Итак, дело не только в том, что Толстой обратился к народной поэзии и языку, но и в том, что он вступил в борьбу с современной интеллигенцией и ее литерату­рой. В 1871 г. он настойчиво советовал Страхову — журналисту, человеку из мира городской интеллигенции — отрешиться от современности и писал ему: «Бросьте развратную журнальную деятельность. Я вам про себя скажу: вы, верно, испыты­ваете то, что я испытывал тогда, как жил, как вы (в суете), что изредка выпадают в месяцы часы досуга и тишины, во время которых вокруг тебя устанавливается понемногу ничем не нарушимая своя собственная атмосфера, и в этой атмосфере все жизненные явления начинают размещаться так, как они должны быть и суть для тебя; и чувствуешь себя и свои силы, как измученный человек после бани. И в эти-то минуты для себя (не для других) истинно хочется работать, и бываешь сча­стлив одним сознанием себя и своих сил, иногда и работы... теперь же это — мое нормальное положение» (61, 262). Толстой с такой решительностью нападает на современную культуру, и, в частности, на литературу, что Страхов, все время не­сколько подлаживающийся к нему в своих письмах, начинает вторить ему, описы­вая Петербург как Вавилон, в котором царит одно тщеславие и жажда денег: «Знае­те, здесь, мне кажется, становится понятна и здешняя литература. Какую жизнь видят пред собой те, кто пишет? Такую, которая не внушает никакого уважения, никакой любви, где эгоизм, жажда наслаждений и самолюбие действуют наголо, где деньги — все»[614]. Специально для Толстого (или, может быть, для укрепления своего «почвенничества») Страхов описывает «добродушных извозчиков и двор­ников», которые глазеют на весь этот Вавилон, «очевидно не принимая в свою душу ни единой черты из жизни, в нем совершающейся».

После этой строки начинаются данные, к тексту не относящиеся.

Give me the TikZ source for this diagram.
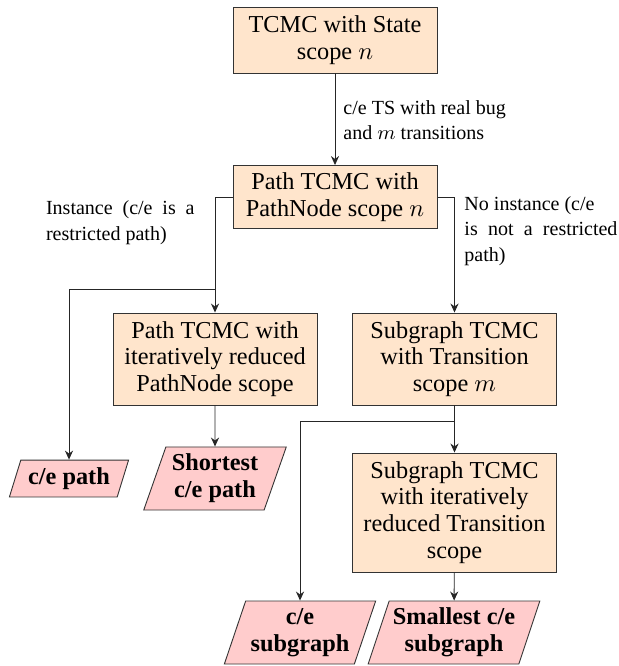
\documentclass[tikz,border=0pt]{standalone}
\usepackage{fontspec}
\setmainfont{Liberation Serif}
\usetikzlibrary{shapes.geometric,arrows.meta}
\begin{document}
\begin{tikzpicture}[x=0.4444pt,y=-0.4444pt,
  proc/.style={draw=black!80, fill=orange!20, align=flush center, text width=86pt,
    minimum width=90.7pt, inner sep=2pt, font=\fontsize{10.8}{11.9}\selectfont},
  outp/.style={draw=black!80, fill=red!20, trapezium, trapezium left angle=69,
    trapezium right angle=111, trapezium stretches=true, align=center,
    inner sep=1pt, font=\fontsize{10.8}{11.9}\selectfont\bfseries},
  lbl/.style={inner sep=0pt, font=\fontsize{8.9}{11.4}\selectfont},
  arr/.style={draw=black!85, -{Stealth[length=4pt,width=3.6pt,inset=1.3pt]}},
  ln/.style={draw=black!85}]
\useasboundingbox (0,0) rectangle (618,666);

\node[proc, minimum height=29.3pt] (b1) at (335,40) {TCMC with State\\scope $n$};
\node[proc, minimum height=28pt] (b2) at (335,197) {Path TCMC with\\PathNode scope $n$};
\node[proc, minimum height=40.9pt] (b3) at (215,359) {Path TCMC with\\iteratively reduced\\PathNode scope};
\node[proc, minimum height=40.9pt] (b4) at (454.5,359) {Subgraph TCMC\\with Transition\\scope $m$};
\node[proc, minimum height=52.9pt] (b5) at (454.5,512.5) {Subgraph TCMC\\with iteratively\\reduced Transition\\scope};

\node[outp, minimum width=53pt, minimum height=16.4pt] (o1) at (69,478.5) {c/e path};
\node[outp, minimum width=63.6pt, minimum height=28pt] (o2) at (215,478.5) {Shortest\\c/e path};
\node[outp, minimum width=67.6pt, minimum height=28pt] (o3) at (300,632.5) {c/e\\subgraph};
\node[outp, minimum width=76.4pt, minimum height=28pt] (o4) at (454,632.5) {Smallest c/e\\subgraph};

\node[lbl, anchor=west, align=left] (l1) at (343,120) {c/e TS with real bug\\and $m$ transitions};
\node[lbl, anchor=east, text width=66pt, align=justify] (l2) at (195,223) {Instance (c/e is a\linebreak restricted path)};
\node[lbl, anchor=west, text width=68pt, align=justify] (l3) at (464,231) {No instance (c/e\\is not a restricted\linebreak path)};

\coordinate (j1) at (215,289);
\coordinate (j2) at (454.5,421);

\draw[arr] (b1) -- (b2);
\draw[arr] (b2.west) -| (b3.north);
\draw[arr] (j1) -| (o1.north);
\draw[arr] (b2.east) -| (b4.north);
\draw[arr] (b3) -- (o2);
\draw[arr] (b4) -- (b5);
\draw[arr] (j2) -| (o3.north);
\draw[arr] (b5) -- (o4);
\end{tikzpicture}
\end{document}
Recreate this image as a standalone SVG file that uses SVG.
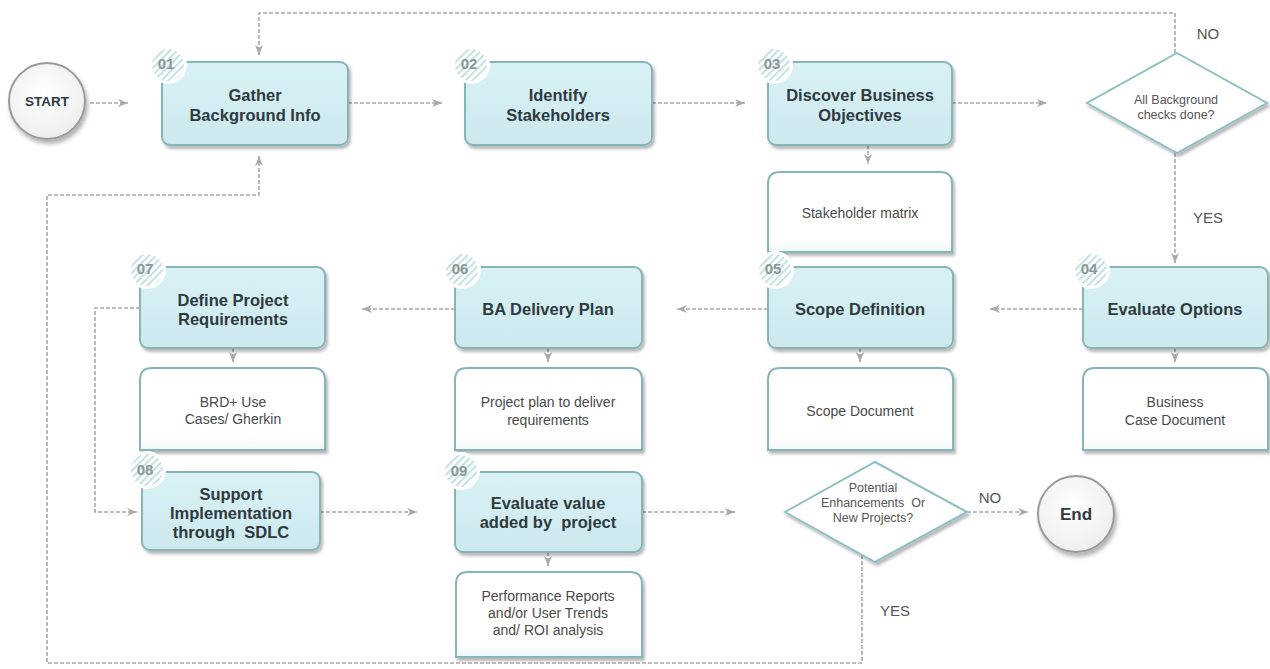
<svg xmlns="http://www.w3.org/2000/svg" width="1270" height="669" viewBox="0 0 1270 669">
<defs>
<pattern id="hatch" width="5" height="5" patternUnits="userSpaceOnUse" patternTransform="rotate(45)">
<rect width="5" height="5" fill="#ffffff"/>
<rect width="2.2" height="5" fill="#c7e2e4"/>
</pattern>
<linearGradient id="boxg" x1="0" y1="0" x2="0" y2="1">
<stop offset="0" stop-color="#d9f1f5"/>
<stop offset="1" stop-color="#cde9ee"/>
</linearGradient>
<linearGradient id="docg" x1="0" y1="0" x2="0" y2="1">
<stop offset="0" stop-color="#ffffff"/>
<stop offset="0.85" stop-color="#ffffff"/>
<stop offset="1" stop-color="#eef5f5"/>
</linearGradient>
<radialGradient id="circg" cx="0.45" cy="0.4" r="0.6">
<stop offset="0" stop-color="#ffffff"/>
<stop offset="1" stop-color="#eeeeee"/>
</radialGradient>
<filter id="sh" x="-10%" y="-10%" width="125%" height="130%">
<feDropShadow dx="2" dy="3" stdDeviation="1.5" flood-color="#000" flood-opacity="0.28"/>
</filter>
<filter id="shc" x="-20%" y="-20%" width="150%" height="150%">
<feDropShadow dx="2" dy="4" stdDeviation="2" flood-color="#000" flood-opacity="0.3"/>
</filter>
<marker id="arr" markerUnits="userSpaceOnUse" markerWidth="11" markerHeight="11" refX="10" refY="5" orient="auto">
<path d="M0,1 L10,5 L0,9 L3,5 Z" fill="#a9a9a9"/>
</marker>
<style>
.box{fill:url(#boxg);stroke:#86b5b7;stroke-width:2;filter:url(#sh)}
.doc{fill:url(#docg);stroke:#86b5b7;stroke-width:2;filter:url(#sh)}
.dia{fill:#ffffff;stroke:#8fc0c2;stroke-width:2;filter:url(#sh)}
.circ{fill:url(#circg);stroke:#9a9a9a;stroke-width:2;filter:url(#shc)}
.ring{fill:#ffffff}
.badge{fill:url(#hatch)}
.num{font-family:"Liberation Sans",Arial,sans-serif;font-weight:bold;font-size:15px;fill:#8a9898;text-anchor:middle;dominant-baseline:central}
.t{font-family:"Liberation Sans",Arial,sans-serif;font-weight:bold;font-size:16.5px;fill:#2e3a40;text-anchor:middle;dominant-baseline:central}
.d{font-family:"Liberation Sans",Arial,sans-serif;font-size:14px;fill:#4a4a4a;text-anchor:middle;dominant-baseline:central}
.q{font-family:"Liberation Sans",Arial,sans-serif;font-size:12.5px;fill:#555;text-anchor:middle;dominant-baseline:central}
.lbl{font-family:"Liberation Sans",Arial,sans-serif;font-size:15px;fill:#555;text-anchor:middle;dominant-baseline:central}
.c{fill:none;stroke:#a9a9a9;stroke-width:1.6;stroke-dasharray:4 2}
.ca{fill:none;stroke:#a9a9a9;stroke-width:1.6;stroke-dasharray:4 2;marker-end:url(#arr)}
</style>
</defs>
<rect width="1270" height="669" fill="#ffffff"/>

<g id="connectors">
<path class="ca" d="M90,103 H128"/>
<path class="ca" d="M348,103 H442"/>
<path class="ca" d="M652,103 H745"/>
<path class="ca" d="M952,103 H1047"/>
<path class="ca" d="M1175,53 V13 H259 V55"/>
<path class="ca" d="M868,145 V164"/>
<path class="ca" d="M1175,153 V263"/>
<path class="ca" d="M1083,309 H990"/>
<path class="ca" d="M768,309 H677"/>
<path class="ca" d="M455,309 H362"/>
<path class="ca" d="M1175,348 V362"/>
<path class="ca" d="M860,348 V362"/>
<path class="ca" d="M548,348 V362"/>
<path class="ca" d="M233,348 V362"/>
<path class="ca" d="M140,308 H95 V512 H137"/>
<path class="ca" d="M320,512 H417"/>
<path class="ca" d="M642,512 H735"/>
<path class="ca" d="M548,552 V566"/>
<path class="ca" d="M967,512 H1028"/>
<path class="ca" d="M862,549 V663 H47 V195 H259 V156"/>
<text class="lbl" x="1208" y="33">NO</text>
<text class="lbl" x="1208" y="217">YES</text>
<text class="lbl" x="990" y="497">NO</text>
<text class="lbl" x="895" y="610">YES</text>
</g>

<g id="start">
<circle class="circ" cx="47" cy="101" r="38"/>
<text class="t" x="47" y="101" style="font-size:13.5px">START</text>
</g>

<g id="n01">
<rect class="box" x="162" y="62" width="186" height="83" rx="8"/>
<circle class="ring" cx="168" cy="65" r="19"/>
<circle class="badge" cx="168" cy="65" r="16"/>
<text class="num" x="166" y="63">01</text>
<text class="t" x="255" y="95">Gather</text>
<text class="t" x="255" y="115">Background Info</text>
</g>

<g id="n02">
<rect class="box" x="465" y="62" width="187" height="83" rx="8"/>
<circle class="ring" cx="471" cy="65" r="19"/>
<circle class="badge" cx="471" cy="65" r="16"/>
<text class="num" x="469" y="63">02</text>
<text class="t" x="558" y="95">Identify</text>
<text class="t" x="558" y="115">Stakeholders</text>
</g>

<g id="n03">
<rect class="box" x="768" y="62" width="184" height="83" rx="8"/>
<circle class="ring" cx="774" cy="65" r="19"/>
<circle class="badge" cx="774" cy="65" r="16"/>
<text class="num" x="772" y="63">03</text>
<text class="t" x="860" y="95">Discover Business</text>
<text class="t" x="860" y="115">Objectives</text>
</g>

<g id="doc03">
<path class="doc" d="M768,184 Q768,172 780,172 H940 Q952,172 952,184 V252 H768 Z"/>
<text class="d" x="860" y="213">Stakeholder matrix</text>
</g>

<g id="dec1">
<polygon class="dia" points="1177,53 1267,103 1177,153 1087,103"/>
<text class="q" x="1176" y="100">All Background</text>
<text class="q" x="1176" y="115">checks done?</text>
</g>

<g id="n04">
<rect class="box" x="1083" y="267" width="185" height="81" rx="8"/>
<circle class="ring" cx="1091" cy="270" r="19"/>
<circle class="badge" cx="1091" cy="270" r="16"/>
<text class="num" x="1089" y="268">04</text>
<text class="t" x="1175" y="309">Evaluate Options</text>
</g>

<g id="doc04">
<path class="doc" d="M1083,380 Q1083,368 1095,368 H1256 Q1268,368 1268,380 V450 H1083 Z"/>
<text class="d" x="1175" y="402">Business</text>
<text class="d" x="1175" y="420">Case Document</text>
</g>

<g id="n05">
<rect class="box" x="768" y="267" width="185" height="81" rx="8"/>
<circle class="ring" cx="775" cy="270" r="19"/>
<circle class="badge" cx="775" cy="270" r="16"/>
<text class="num" x="773" y="268">05</text>
<text class="t" x="860" y="309">Scope Definition</text>
</g>

<g id="doc05">
<path class="doc" d="M768,380 Q768,368 780,368 H941 Q953,368 953,380 V450 H768 Z"/>
<text class="d" x="860" y="411">Scope Document</text>
</g>

<g id="n06">
<rect class="box" x="455" y="267" width="187" height="81" rx="8"/>
<circle class="ring" cx="462" cy="270" r="19"/>
<circle class="badge" cx="462" cy="270" r="16"/>
<text class="num" x="460" y="268">06</text>
<text class="t" x="548" y="309">BA Delivery Plan</text>
</g>

<g id="doc06">
<path class="doc" d="M455,380 Q455,368 467,368 H630 Q642,368 642,380 V450 H455 Z"/>
<text class="d" x="548" y="402">Project plan to deliver</text>
<text class="d" x="548" y="420">requirements</text>
</g>

<g id="n07">
<rect class="box" x="140" y="267" width="185" height="81" rx="8"/>
<circle class="ring" cx="147" cy="270" r="19"/>
<circle class="badge" cx="147" cy="270" r="16"/>
<text class="num" x="145" y="268">07</text>
<text class="t" x="233" y="300">Define Project</text>
<text class="t" x="233" y="319">Requirements</text>
</g>

<g id="doc07">
<path class="doc" d="M140,380 Q140,368 152,368 H313 Q325,368 325,380 V450 H140 Z"/>
<text class="d" x="233" y="402">BRD+ Use</text>
<text class="d" x="233" y="419">Cases/ Gherkin</text>
</g>

<g id="n08">
<rect class="box" x="142" y="472" width="178" height="78" rx="8"/>
<circle class="ring" cx="147" cy="470" r="19"/>
<circle class="badge" cx="147" cy="470" r="16"/>
<text class="num" x="145" y="469">08</text>
<text class="t" x="231" y="494">Support</text>
<text class="t" x="231" y="513">Implementation</text>
<text class="t" x="231" y="532" xml:space="preserve">through  SDLC</text>
</g>

<g id="n09">
<rect class="box" x="455" y="472" width="187" height="80" rx="8"/>
<circle class="ring" cx="461" cy="471" r="19"/>
<circle class="badge" cx="461" cy="471" r="16"/>
<text class="num" x="459" y="470">09</text>
<text class="t" x="548" y="503">Evaluate value</text>
<text class="t" x="548" y="522" xml:space="preserve">added by  project</text>
</g>

<g id="doc09">
<path class="doc" d="M456,584 Q456,572 468,572 H630 Q642,572 642,584 V657 H456 Z"/>
<text class="d" x="548" y="596">Performance Reports</text>
<text class="d" x="548" y="613">and/or User Trends</text>
<text class="d" x="548" y="630">and/ ROI analysis</text>
</g>

<g id="dec2">
<polygon class="dia" points="875,462 967,512 875,562 785,512"/>
<text class="q" x="873" y="488">Potential</text>
<text class="q" x="873" y="503" xml:space="preserve">Enhancements  Or</text>
<text class="q" x="873" y="518">New Projects?</text>
</g>

<g id="end">
<circle class="circ" cx="1076" cy="514" r="38"/>
<text class="t" x="1076" y="514" style="font-size:17px">End</text>
</g>
</svg>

«Азбука» Толстого, его выступление против педагогов и статья «О народном образовании» — это все подготовка того поворота в жизни и творчестве Толстого, который осуществился в 80-х годах и в основе которого лежит решительное отри­цание всякого исторического прогресса. Недаром одновременно с «Азбукой» он усиленно думает об истории и начинает писать исторический роман из Петровской эпохи. Михайловский был прав, когда утверждал, что отрицательное отношение Толстого к петровской реформе, которое, по слухам, будет высказано в его новом романе, нисколько не сближает его со славянофильством: «Общий тон его убеж­дений самым резким образом противоречит как славянофильским и почвенным принципам, так и принципам "официальной народности"». Надо, однако, приба­вить, что тон этих убеждений достаточно резким образом противоречит и народ­ническим принципам. «Азбучные» рассказы Толстого совпали с развитием народ­ничества не потому, что Толстой приблизился к нему, а потому, что он вступил с ним в борьбу. Со всей определенностью это скажется через несколько лет, когда, пройдя через создание «Анны Карениной», Толстой возьмется за писание своих «народных рассказов» и создаст нечто вроде собственного фольклора.

Часть вторая

РОМАН ИЗ ПЕТРОВСКОЙ ЭПОХИ

1

Новые исторические замыслы. Русская историография 60-х годов. Смутное

время и эпоха Петра I как соотносительные злободневные темы. Вопрос о кри­зисе дворянства и о петровских реформах.

Как это было и десять лет назад, Толстой занялся школой и «Азбукой» не толь­ко ради педагогики самой по себе. Эпилог «Войны и мира» был выходом за преде­лы исторического романа: здесь Толстой вступал в полемику с современностью по основным философским и общественным вопросам. Педагогика была попыткой найти практическое приложение своим взглядам и занять в новой современности определенное положение. К этому шагу его особенно побуждало отношение пере­довой критики к «Войне и миру». Надо было доказать не только свое право на участие в современной жизни, но и свою правоту.